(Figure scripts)

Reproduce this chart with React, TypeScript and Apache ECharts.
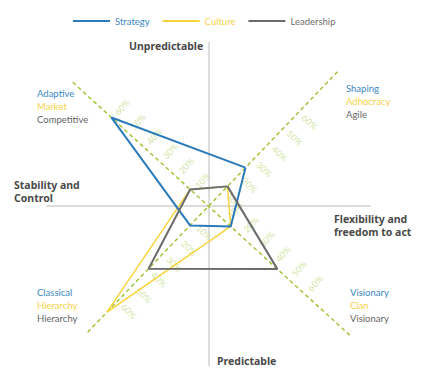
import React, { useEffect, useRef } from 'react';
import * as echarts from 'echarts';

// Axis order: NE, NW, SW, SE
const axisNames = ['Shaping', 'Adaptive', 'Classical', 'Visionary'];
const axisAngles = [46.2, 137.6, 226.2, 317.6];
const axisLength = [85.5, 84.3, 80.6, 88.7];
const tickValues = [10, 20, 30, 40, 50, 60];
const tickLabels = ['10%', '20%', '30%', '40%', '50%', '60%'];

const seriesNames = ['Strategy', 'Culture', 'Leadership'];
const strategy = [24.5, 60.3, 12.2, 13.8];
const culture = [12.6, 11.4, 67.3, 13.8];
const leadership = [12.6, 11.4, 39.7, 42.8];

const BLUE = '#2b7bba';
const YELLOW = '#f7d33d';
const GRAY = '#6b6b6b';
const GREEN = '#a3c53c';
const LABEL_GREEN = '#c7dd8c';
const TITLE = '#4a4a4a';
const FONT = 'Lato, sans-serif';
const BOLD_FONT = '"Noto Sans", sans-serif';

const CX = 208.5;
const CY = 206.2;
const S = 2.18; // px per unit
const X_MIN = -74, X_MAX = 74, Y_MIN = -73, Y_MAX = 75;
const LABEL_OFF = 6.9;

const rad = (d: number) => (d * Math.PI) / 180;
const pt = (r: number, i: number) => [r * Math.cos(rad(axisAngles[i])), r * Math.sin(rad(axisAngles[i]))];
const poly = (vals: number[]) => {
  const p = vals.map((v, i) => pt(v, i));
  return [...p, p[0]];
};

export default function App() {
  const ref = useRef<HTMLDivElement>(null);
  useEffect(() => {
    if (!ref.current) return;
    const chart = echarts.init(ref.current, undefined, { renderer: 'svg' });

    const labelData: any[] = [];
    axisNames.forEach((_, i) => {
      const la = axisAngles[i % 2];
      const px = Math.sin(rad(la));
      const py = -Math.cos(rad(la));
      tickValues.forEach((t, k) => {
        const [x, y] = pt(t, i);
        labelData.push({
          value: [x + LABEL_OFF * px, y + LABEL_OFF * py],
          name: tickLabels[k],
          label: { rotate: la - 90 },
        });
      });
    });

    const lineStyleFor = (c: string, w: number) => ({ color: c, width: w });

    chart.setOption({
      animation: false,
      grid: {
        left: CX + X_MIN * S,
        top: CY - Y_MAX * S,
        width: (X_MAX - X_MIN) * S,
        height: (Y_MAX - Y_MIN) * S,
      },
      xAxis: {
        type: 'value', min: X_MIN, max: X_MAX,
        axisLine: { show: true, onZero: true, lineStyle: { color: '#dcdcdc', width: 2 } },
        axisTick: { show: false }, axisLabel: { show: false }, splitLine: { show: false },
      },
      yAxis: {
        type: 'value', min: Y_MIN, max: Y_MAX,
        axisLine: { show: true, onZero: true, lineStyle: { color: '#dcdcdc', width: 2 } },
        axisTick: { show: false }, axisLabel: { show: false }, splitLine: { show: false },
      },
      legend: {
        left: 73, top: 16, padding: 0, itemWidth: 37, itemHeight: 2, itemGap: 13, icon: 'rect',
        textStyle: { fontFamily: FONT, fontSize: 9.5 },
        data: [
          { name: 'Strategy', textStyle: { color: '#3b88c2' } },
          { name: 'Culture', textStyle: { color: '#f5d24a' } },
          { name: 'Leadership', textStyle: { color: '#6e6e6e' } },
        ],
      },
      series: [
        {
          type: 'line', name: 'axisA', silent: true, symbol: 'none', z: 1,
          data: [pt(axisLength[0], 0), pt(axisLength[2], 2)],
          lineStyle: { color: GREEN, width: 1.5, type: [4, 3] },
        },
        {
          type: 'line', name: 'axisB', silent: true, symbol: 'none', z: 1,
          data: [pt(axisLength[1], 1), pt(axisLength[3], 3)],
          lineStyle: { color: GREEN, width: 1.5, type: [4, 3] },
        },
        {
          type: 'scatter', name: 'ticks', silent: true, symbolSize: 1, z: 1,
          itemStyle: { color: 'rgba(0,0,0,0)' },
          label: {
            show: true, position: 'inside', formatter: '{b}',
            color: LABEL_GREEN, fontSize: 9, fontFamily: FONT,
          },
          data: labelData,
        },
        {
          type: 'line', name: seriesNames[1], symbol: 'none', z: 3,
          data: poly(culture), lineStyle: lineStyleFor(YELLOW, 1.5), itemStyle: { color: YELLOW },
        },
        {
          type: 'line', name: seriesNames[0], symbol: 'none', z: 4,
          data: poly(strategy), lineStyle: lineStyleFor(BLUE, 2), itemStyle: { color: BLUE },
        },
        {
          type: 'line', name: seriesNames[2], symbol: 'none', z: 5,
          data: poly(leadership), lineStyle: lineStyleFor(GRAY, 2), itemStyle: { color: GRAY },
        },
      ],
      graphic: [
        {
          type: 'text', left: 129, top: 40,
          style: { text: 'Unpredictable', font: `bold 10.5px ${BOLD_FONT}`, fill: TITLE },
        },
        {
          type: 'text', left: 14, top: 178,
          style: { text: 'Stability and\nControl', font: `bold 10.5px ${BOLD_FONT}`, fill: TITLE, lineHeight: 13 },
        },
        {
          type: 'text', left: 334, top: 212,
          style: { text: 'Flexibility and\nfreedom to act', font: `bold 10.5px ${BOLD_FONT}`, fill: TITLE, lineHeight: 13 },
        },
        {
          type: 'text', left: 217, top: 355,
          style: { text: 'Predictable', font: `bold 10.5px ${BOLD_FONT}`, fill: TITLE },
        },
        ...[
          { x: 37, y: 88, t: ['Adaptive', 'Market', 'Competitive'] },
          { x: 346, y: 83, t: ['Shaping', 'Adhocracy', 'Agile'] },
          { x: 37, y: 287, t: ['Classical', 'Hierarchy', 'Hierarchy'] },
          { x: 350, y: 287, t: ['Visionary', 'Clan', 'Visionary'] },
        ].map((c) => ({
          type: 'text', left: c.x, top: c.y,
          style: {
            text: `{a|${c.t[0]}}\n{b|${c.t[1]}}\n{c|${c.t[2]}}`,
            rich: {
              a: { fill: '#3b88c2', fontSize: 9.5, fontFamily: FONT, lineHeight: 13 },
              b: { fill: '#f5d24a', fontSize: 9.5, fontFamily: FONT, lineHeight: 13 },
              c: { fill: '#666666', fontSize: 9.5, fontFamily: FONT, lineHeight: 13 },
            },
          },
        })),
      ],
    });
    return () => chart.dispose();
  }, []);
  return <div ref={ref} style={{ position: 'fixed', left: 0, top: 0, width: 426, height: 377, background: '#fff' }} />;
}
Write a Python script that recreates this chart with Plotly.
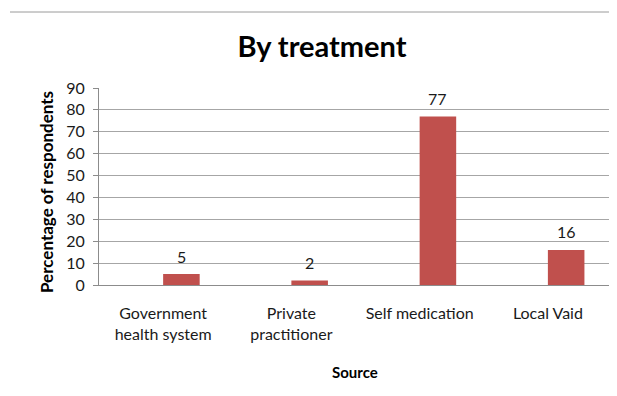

• **Objective**
Find each line in the records holding the string "this" and show it.

• **Exercise result**
Reproduce this chart with React, TypeScript and Apache ECharts.
Write a Python script that recreates this chart with Plotly.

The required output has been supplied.